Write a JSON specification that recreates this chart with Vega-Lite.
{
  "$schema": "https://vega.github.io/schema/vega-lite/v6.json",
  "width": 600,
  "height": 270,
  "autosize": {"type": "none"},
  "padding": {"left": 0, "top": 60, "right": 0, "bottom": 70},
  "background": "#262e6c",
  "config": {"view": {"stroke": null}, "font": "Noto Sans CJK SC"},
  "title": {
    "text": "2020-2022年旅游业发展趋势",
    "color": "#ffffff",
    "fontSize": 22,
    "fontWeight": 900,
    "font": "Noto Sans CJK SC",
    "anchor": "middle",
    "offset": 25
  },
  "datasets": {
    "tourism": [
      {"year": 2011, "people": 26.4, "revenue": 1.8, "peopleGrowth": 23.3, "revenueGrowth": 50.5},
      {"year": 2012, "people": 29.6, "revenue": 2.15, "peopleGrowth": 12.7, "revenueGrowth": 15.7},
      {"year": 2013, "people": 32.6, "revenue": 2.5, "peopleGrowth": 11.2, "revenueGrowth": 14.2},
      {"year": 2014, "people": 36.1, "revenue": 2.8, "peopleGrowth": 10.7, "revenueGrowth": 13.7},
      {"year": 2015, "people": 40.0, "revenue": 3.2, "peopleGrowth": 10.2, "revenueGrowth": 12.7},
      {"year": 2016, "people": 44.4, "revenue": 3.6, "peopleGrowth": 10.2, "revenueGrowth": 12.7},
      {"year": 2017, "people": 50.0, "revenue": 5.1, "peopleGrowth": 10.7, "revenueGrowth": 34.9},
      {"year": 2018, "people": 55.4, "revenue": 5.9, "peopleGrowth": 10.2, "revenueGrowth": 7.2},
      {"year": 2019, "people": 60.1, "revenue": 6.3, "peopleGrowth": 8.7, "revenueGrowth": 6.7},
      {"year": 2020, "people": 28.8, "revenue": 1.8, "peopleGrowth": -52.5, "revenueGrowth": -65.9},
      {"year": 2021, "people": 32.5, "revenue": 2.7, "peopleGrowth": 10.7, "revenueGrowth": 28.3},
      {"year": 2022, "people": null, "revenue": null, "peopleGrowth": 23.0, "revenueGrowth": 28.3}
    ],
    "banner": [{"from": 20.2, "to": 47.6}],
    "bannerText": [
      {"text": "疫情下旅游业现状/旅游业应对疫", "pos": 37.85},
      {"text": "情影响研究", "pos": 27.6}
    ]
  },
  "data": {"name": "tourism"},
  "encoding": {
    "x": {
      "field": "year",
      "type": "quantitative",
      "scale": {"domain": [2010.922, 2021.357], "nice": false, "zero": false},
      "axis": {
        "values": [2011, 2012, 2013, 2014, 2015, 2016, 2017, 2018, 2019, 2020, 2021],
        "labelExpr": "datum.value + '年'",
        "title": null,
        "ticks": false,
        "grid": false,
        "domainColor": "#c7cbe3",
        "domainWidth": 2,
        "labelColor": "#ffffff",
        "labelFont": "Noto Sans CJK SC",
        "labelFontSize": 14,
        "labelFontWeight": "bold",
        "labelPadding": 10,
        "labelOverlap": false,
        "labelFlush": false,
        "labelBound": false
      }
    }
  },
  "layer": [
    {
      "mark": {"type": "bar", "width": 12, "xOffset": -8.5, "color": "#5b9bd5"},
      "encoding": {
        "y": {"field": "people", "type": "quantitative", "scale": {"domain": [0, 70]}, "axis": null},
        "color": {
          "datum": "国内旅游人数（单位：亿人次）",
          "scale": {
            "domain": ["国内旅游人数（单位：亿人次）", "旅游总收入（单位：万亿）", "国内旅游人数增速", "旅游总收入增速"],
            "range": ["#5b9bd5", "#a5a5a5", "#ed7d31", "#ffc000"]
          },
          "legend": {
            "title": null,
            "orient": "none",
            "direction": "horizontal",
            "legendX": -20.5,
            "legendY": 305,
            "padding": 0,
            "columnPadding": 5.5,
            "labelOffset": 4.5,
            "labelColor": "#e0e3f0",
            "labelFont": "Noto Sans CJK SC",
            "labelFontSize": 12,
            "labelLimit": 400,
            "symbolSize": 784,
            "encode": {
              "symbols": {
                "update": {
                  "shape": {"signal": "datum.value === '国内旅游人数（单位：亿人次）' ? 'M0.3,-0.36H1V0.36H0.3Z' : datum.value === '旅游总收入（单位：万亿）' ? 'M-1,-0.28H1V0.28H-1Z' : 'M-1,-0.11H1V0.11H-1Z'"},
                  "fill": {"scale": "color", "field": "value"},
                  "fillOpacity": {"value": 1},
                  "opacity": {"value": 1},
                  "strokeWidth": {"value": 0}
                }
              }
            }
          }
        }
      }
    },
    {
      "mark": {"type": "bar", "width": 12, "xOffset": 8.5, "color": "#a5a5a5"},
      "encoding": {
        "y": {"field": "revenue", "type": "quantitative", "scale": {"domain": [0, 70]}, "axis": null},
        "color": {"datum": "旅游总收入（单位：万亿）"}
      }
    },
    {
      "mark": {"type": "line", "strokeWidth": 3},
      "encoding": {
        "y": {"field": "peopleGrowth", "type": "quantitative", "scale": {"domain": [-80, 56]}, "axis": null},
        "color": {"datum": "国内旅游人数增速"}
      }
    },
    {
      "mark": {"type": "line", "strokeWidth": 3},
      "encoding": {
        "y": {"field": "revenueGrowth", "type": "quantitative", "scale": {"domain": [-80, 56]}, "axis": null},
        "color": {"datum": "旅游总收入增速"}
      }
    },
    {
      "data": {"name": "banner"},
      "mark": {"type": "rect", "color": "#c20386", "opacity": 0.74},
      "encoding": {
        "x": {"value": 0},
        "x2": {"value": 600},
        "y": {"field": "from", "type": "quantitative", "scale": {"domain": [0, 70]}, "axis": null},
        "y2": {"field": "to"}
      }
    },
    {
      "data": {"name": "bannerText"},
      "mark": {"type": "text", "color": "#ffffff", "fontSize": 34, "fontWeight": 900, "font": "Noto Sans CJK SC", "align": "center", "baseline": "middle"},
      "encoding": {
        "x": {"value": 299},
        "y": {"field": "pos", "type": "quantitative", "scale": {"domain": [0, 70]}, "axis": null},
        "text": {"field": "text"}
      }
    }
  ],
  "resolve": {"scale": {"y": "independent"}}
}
※ ※ ※
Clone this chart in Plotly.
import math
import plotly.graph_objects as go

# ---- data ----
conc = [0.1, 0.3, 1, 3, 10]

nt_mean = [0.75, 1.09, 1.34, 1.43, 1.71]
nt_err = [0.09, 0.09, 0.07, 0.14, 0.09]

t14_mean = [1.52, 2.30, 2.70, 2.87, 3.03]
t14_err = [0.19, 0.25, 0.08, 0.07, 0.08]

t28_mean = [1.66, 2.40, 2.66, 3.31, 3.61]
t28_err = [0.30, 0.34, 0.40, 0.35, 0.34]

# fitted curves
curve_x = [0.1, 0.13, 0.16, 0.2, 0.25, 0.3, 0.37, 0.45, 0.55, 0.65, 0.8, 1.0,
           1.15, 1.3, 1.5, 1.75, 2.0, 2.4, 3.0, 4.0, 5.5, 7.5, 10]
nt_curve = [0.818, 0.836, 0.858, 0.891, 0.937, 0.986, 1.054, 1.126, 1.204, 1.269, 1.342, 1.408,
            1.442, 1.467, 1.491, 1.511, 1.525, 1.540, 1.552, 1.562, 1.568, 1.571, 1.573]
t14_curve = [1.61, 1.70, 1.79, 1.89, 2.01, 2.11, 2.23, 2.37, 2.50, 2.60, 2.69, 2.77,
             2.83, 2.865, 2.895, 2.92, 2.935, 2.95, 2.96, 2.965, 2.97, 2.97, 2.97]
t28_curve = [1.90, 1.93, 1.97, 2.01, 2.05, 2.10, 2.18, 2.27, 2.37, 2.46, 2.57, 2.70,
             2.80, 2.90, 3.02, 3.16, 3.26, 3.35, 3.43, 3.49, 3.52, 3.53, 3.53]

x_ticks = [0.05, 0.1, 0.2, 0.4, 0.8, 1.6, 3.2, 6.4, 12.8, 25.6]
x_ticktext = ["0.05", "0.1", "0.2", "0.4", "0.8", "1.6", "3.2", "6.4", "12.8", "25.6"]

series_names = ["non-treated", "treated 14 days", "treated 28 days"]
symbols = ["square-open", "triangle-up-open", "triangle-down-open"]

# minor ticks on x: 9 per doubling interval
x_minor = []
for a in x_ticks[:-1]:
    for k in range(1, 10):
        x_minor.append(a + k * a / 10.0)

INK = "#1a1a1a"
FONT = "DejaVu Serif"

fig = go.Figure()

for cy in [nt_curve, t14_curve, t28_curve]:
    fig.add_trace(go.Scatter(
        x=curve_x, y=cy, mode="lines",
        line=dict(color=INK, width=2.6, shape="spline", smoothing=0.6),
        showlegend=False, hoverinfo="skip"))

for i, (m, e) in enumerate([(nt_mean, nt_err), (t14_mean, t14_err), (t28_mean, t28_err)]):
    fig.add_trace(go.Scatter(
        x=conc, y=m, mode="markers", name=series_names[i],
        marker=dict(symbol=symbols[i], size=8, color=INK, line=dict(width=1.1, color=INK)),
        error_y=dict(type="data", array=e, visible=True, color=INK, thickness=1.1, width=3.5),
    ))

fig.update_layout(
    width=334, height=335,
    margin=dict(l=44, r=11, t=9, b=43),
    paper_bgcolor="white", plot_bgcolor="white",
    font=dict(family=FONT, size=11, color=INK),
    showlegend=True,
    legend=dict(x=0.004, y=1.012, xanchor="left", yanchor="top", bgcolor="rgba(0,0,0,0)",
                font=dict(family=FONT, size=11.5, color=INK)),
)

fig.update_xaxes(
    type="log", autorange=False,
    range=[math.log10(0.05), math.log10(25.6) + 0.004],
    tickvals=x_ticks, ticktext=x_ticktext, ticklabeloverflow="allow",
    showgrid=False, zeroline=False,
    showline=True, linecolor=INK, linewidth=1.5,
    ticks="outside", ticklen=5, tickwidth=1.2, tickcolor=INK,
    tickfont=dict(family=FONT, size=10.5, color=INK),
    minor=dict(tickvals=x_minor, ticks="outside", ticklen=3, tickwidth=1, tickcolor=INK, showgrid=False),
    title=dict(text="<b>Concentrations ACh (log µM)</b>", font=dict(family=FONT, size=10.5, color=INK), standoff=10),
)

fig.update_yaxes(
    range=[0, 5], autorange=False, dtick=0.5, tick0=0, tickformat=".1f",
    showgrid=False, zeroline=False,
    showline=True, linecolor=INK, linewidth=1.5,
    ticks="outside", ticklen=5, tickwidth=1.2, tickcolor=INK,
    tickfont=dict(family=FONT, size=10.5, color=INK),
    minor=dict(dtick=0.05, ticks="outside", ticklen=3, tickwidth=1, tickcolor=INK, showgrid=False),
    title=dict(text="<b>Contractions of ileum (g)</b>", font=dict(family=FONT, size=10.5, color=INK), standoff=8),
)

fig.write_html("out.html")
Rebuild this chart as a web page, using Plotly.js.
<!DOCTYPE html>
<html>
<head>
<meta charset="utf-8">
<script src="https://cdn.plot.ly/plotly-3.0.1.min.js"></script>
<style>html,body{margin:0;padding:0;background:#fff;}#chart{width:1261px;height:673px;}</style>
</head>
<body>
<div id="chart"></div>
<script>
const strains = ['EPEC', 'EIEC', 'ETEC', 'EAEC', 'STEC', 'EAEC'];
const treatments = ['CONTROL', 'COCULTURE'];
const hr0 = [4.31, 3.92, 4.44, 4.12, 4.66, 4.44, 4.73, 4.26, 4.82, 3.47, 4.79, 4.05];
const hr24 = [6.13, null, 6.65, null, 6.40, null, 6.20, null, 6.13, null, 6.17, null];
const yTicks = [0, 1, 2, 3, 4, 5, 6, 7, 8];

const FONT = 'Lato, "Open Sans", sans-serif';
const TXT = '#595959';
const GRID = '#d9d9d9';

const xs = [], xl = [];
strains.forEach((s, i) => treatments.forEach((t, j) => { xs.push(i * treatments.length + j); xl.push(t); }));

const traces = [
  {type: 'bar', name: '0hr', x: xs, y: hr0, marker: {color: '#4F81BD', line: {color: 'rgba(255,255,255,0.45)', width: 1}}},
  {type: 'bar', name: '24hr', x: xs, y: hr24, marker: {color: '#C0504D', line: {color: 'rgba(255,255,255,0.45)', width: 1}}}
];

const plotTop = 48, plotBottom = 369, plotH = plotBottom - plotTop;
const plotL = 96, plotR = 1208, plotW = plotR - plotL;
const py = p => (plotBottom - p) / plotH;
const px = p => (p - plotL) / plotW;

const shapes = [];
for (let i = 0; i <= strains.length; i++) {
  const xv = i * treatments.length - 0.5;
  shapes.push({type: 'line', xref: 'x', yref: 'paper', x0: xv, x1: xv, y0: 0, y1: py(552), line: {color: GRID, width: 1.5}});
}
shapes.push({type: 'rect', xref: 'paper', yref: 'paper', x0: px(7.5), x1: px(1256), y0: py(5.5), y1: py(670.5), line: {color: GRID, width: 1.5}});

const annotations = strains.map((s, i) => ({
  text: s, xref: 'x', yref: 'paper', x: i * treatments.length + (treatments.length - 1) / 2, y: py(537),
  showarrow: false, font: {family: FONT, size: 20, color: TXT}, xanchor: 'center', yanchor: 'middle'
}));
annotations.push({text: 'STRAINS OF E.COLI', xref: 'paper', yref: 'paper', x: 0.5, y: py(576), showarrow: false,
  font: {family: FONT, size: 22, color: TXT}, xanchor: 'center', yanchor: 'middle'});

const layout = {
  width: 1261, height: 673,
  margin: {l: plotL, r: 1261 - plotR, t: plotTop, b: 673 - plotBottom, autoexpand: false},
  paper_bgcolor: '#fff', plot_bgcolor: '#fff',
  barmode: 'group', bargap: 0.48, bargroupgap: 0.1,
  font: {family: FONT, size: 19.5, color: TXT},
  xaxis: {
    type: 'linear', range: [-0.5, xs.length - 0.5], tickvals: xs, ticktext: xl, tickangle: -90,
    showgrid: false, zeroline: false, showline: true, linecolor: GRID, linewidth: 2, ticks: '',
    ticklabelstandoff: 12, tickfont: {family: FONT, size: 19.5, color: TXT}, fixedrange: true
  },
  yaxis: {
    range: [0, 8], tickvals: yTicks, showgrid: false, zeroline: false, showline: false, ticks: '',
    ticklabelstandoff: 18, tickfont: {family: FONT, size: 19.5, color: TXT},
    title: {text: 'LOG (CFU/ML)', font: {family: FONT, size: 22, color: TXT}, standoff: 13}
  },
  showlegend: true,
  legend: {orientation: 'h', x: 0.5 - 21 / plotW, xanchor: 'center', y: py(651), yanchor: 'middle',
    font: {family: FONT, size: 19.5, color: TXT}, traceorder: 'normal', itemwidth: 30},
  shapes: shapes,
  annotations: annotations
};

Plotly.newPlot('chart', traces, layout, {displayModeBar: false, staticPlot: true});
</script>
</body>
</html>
※ ※ ※
Your task
Exactly the lines above from the one with "Clone this chart in Plotly." to the one with "t28_err = [0.30, 0.34, 0.40, 0.35, 0.34]", both included, are to be quoted; leave the rest out.

Worked solution
Clone this chart in Plotly.
import math
import plotly.graph_objects as go

# ---- data ----
conc = [0.1, 0.3, 1, 3, 10]

nt_mean = [0.75, 1.09, 1.34, 1.43, 1.71]
nt_err = [0.09, 0.09, 0.07, 0.14, 0.09]

t14_mean = [1.52, 2.30, 2.70, 2.87, 3.03]
t14_err = [0.19, 0.25, 0.08, 0.07, 0.08]

t28_mean = [1.66, 2.40, 2.66, 3.31, 3.61]
t28_err = [0.30, 0.34, 0.40, 0.35, 0.34]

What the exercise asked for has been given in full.